9 Basil Tofu “Cheese” a great substitute for my vegan friends , if you are having a cheese evening.  However if you have a soya  intolerance or any thyroid imbalance tofu is not so good for you. their is great on top of Jacket potatoes.
I  block organic   tofu   drained and diced
3 cloves garlic
1 table spoon   extra virgin olive oil
1 bunch organic basil washed and drained taken off the stalk
1 tea spoon sea salt
1 teaspoon fresh ground black pepper
¼ cup soy, coconut or almond milk
1 small red onion finely chopped
¼ teaspoon hot paprika
Put the basil and garlic into the food processor and blend, then add the tofu and onion, blend again add all the seasoning   soy, almond or coconut milk, blend together.
You want it smooth but you want to see flecks of the red onion and basil in the mixture. Chill before serving; this lasts up to 10 days in the fridge.
Variations   add 4 sun dried tomatoes too.
Make with coriander and olives instead of Basil 

10.  Greek Tzatziki dip. You can make the regular version or if you want it, I make it dairy free dairy free using  natural vegan yogurt and leaving  out the honey. I first had this dip when I was 11, fell hopelessly in love with it, it is a cousin of Indian Raita ( without the dill and with more mint) use to eat with curry.

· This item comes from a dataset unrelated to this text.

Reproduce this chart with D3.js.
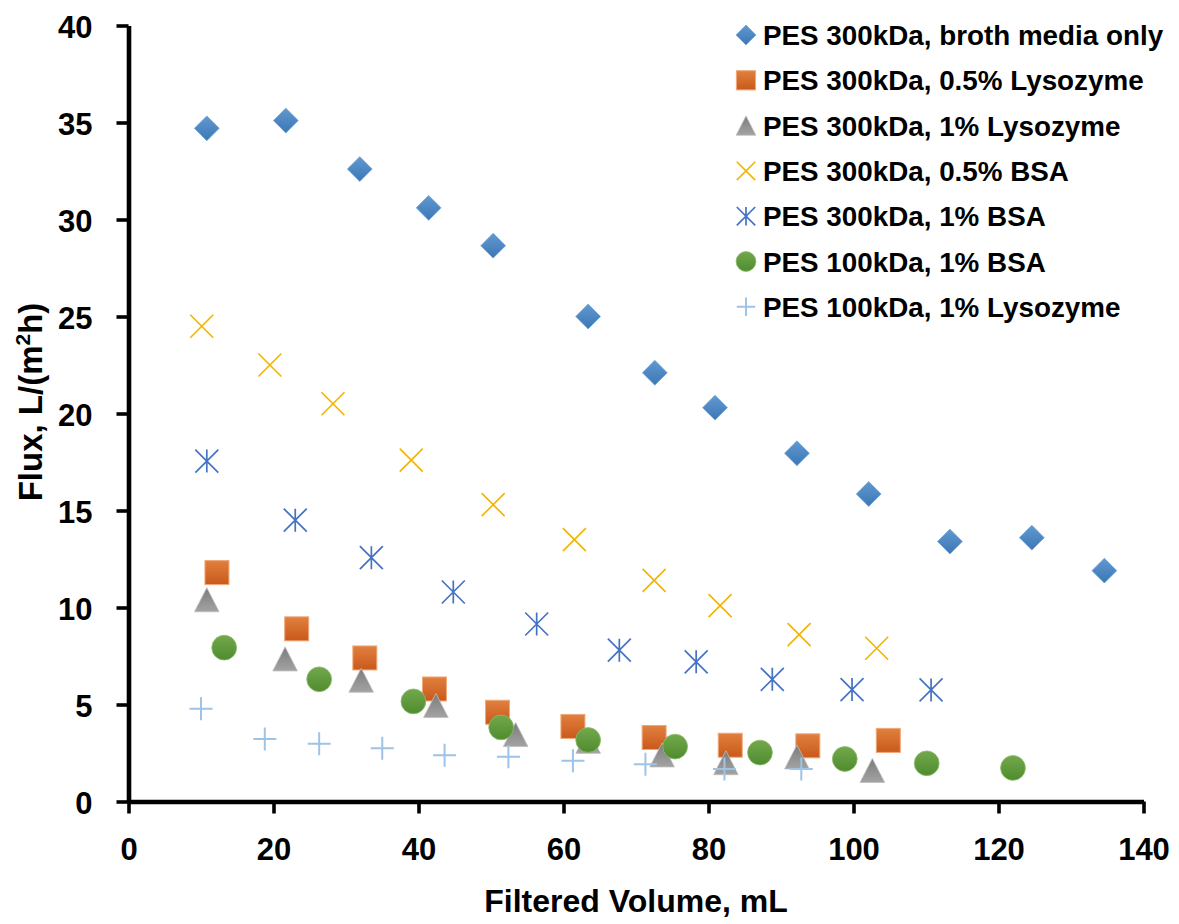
<!DOCTYPE html>
<html>
<head>
<meta charset="utf-8">
<script src="https://cdn.jsdelivr.net/npm/d3@7"></script>
<style>
  html, body { margin: 0; padding: 0; background: #fff; }
  svg text { font-family: "Liberation Sans", Arial, sans-serif; font-weight: bold; fill: #000; }
</style>
</head>
<body>
<svg id="chart" width="1179" height="924"></svg>
<script>
// ---- data ----
const seriesNames = [
  "PES 300kDa, broth media only",
  "PES 300kDa, 0.5% Lysozyme",
  "PES 300kDa, 1% Lysozyme",
  "PES 300kDa, 0.5% BSA",
  "PES 300kDa, 1% BSA",
  "PES 100kDa, 1% BSA",
  "PES 100kDa, 1% Lysozyme"
];
const brothX = [10.8, 21.7, 31.9, 41.4, 50.3, 63.4, 72.6, 80.9, 92.2, 102.1, 113.3, 124.6, 134.6];
const brothY = [34.7, 35.1, 32.6, 30.6, 28.65, 25.0, 22.1, 20.3, 17.95, 15.85, 13.4, 13.6, 11.9];
const lys05X = [12.2, 23.2, 32.6, 42.2, 50.9, 61.3, 72.5, 83.0, 93.7, 104.8];
const lys05Y = [11.8, 8.9, 7.4, 5.8, 4.6, 3.87, 3.3, 2.9, 2.87, 3.15];
const lys1X  = [10.8, 21.6, 32.1, 42.4, 53.4, 63.4, 73.6, 82.4, 92.2, 102.6];
const lys1Y  = [10.4, 7.35, 6.25, 4.95, 3.45, 3.1, 2.4, 2.0, 2.3, 1.6];
const bsa05X = [10.1, 19.5, 28.2, 39.0, 50.3, 61.5, 72.5, 81.6, 92.5, 103.2];
const bsa05Y = [24.5, 22.5, 20.5, 17.6, 15.3, 13.5, 11.4, 10.1, 8.6, 7.9];
const bsa1X  = [10.8, 23.0, 33.5, 44.8, 56.3, 67.7, 78.3, 88.8, 99.8, 110.7];
const bsa1Y  = [17.55, 14.5, 12.57, 10.8, 9.15, 7.8, 7.2, 6.3, 5.77, 5.75];
const k100bsaX = [13.2, 26.3, 39.3, 51.4, 63.4, 75.4, 87.1, 98.8, 110.1, 122.0];
const k100bsaY = [7.93, 6.3, 5.16, 3.82, 3.17, 2.83, 2.52, 2.19, 1.97, 1.73];
const k100lysX = [10.0, 18.8, 26.3, 35.0, 43.6, 52.4, 61.3, 71.3, 82.2, 92.8];
const k100lysY = [4.78, 3.22, 2.98, 2.74, 2.38, 2.31, 2.1, 1.92, 1.68, 1.68];
const xTicks = [0, 20, 40, 60, 80, 100, 120, 140];
const yTicks = [0, 5, 10, 15, 20, 25, 30, 35, 40];

const seriesX = [brothX, lys05X, lys1X, bsa05X, bsa1X, k100bsaX, k100lysX];
const seriesY = [brothY, lys05Y, lys1Y, bsa05Y, bsa1Y, k100bsaY, k100lysY];
const markerTypes = ["diamond", "square", "triangle", "x", "asterisk", "circle", "plus"];

// ---- drawing ----
const svg = d3.select("#chart");
const x = d3.scaleLinear().domain([0, 140]).range([128.5, 1143.5]);
const y = d3.scaleLinear().domain([0, 40]).range([801.5, 25.5]);

const defs = svg.append("defs");
function grad(id, c1, c2) {
  const g = defs.append("linearGradient").attr("id", id)
    .attr("x1", 0).attr("y1", 0).attr("x2", 0).attr("y2", 1);
  g.append("stop").attr("offset", "0%").attr("stop-color", c1);
  g.append("stop").attr("offset", "100%").attr("stop-color", c2);
}
grad("gDiamond", "#6199d0", "#3c77b5");
grad("gSquare", "#e0803f", "#c9591a");
grad("gTri", "#7b7b7b", "#a3a3a3");
grad("gCircle", "#73a84c", "#4f8c2f");

function drawMarker(g, type, s) {
  const h = 12.4 * s;
  switch (type) {
    case "diamond":
      g.append("path").attr("d", `M0,${-h}L${h},0L0,${h}L${-h},0Z`)
        .attr("fill", "url(#gDiamond)").attr("stroke", "#6ea3d8").attr("stroke-width", 0.8);
      break;
    case "square": {
      const a = 12 * s;
      g.append("rect").attr("x", -a).attr("y", -a).attr("width", 2 * a).attr("height", 2 * a)
        .attr("fill", "url(#gSquare)").attr("stroke", "#f1a879").attr("stroke-width", 1);
      break;
    }
    case "triangle": {
      const w = 12.3 * s, t = 12 * s;
      g.append("path").attr("d", `M0,${-t}L${w},${t}L${-w},${t}Z`)
        .attr("fill", "url(#gTri)").attr("stroke", "#bdbdbd").attr("stroke-width", 0.8);
      break;
    }
    case "circle":
      g.append("circle").attr("r", 12.4 * s)
        .attr("fill", "url(#gCircle)").attr("stroke", "#8cbd6c").attr("stroke-width", 0.8);
      break;
    case "x": {
      const a = 11.5 * s;
      g.append("path").attr("d", `M${-a},${-a}L${a},${a}M${-a},${a}L${a},${-a}`)
        .attr("stroke", "#f2b400").attr("stroke-width", 1.6).attr("fill", "none");
      break;
    }
    case "asterisk": {
      const a = 11.5 * s;
      g.append("path").attr("d", `M${-a},${-a}L${a},${a}M${-a},${a}L${a},${-a}M0,${-a}L0,${a}`)
        .attr("stroke", "#4472c4").attr("stroke-width", 1.7).attr("fill", "none");
      break;
    }
    case "plus": {
      const a = 11.5 * s;
      g.append("path").attr("d", `M${-a},0L${a},0M0,${-a}L0,${a}`)
        .attr("stroke", "#9dc3e6").attr("stroke-width", 2).attr("fill", "none");
      break;
    }
  }
}

// axes
const xAxis = d3.axisBottom(x).tickValues(xTicks).tickSize(12).tickSizeOuter(0).tickPadding(24);
const yAxis = d3.axisLeft(y).tickValues(yTicks).tickSize(12).tickSizeOuter(0).tickPadding(24);

const gx = svg.append("g").attr("transform", `translate(0,${y(0)})`).call(xAxis);
const gy = svg.append("g").attr("transform", `translate(${x(0)},0)`).call(yAxis);
[gx, gy].forEach(g => {
  g.select(".domain").attr("stroke", "#000").attr("stroke-width", 4.6);
  g.selectAll(".tick line").attr("stroke", "#000").attr("stroke-width", 3.6);
  g.selectAll(".tick text").attr("font-size", 31).attr("font-weight", "bold")
    .attr("font-family", "Liberation Sans, Arial, sans-serif").attr("fill", "#000");
});
gx.selectAll(".tick text").attr("dy", "0.72em");
gy.selectAll(".tick text").attr("dy", "0.38em");

// series
seriesX.forEach((xs, i) => {
  const pts = xs.map((v, j) => [v, seriesY[i][j]]);
  const g = svg.append("g").attr("class", "series-" + i);
  g.selectAll("g.pt").data(pts).enter().append("g").attr("class", "pt")
    .attr("transform", d => `translate(${x(d[0])},${y(d[1])})`)
    .each(function () { drawMarker(d3.select(this), markerTypes[i], 1); });
});

// legend
const legend = svg.append("g").attr("transform", "translate(746,35)");
seriesNames.forEach((name, i) => {
  const row = legend.append("g").attr("transform", `translate(0,${i * 45.3})`);
  drawMarker(row.append("g"), markerTypes[i], 0.8);
  row.append("text").attr("x", 17).attr("y", 10).attr("font-size", 27.8).text(name);
});

// axis titles
svg.append("text").attr("x", 636).attr("y", 912).attr("text-anchor", "middle")
  .attr("font-size", 32).text("Filtered Volume, mL");
const yt = svg.append("text").attr("transform", "translate(42,402) rotate(-90)")
  .attr("text-anchor", "middle").attr("font-size", 33);
yt.append("tspan").text("Flux, L/(m");
yt.append("tspan").attr("font-size", 21).attr("dy", -12).text("2");
yt.append("tspan").attr("dy", 12).text("h)");
</script>
</body>
</html>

1 large pot Greek natural yogurt or two small vanilla vegan yogurt
3-4   Israeli small or 1 large cucumbers washed and grated
3 gloves garlic crushed
¼ cup chopped fresh mint
¼ cup chopped fresh dill
1 tea spoon organic runny honey
½ tea spoon sea salt
½ teaspoon fresh ground  pepper.
1 table spoon extra virgin olive oil.
In a bowl mix the yogurt, oil, seasoning the herbs, and honey, when it’s mixed add  the grated cucumber mix again. Chill before serving this dip is best made the day of the meal will last up to 24 hours. Any longer then the garlic overpowers it and it splits because of the cucumbers natural juices.

Enjoy your dips.... they an essential part of summer living.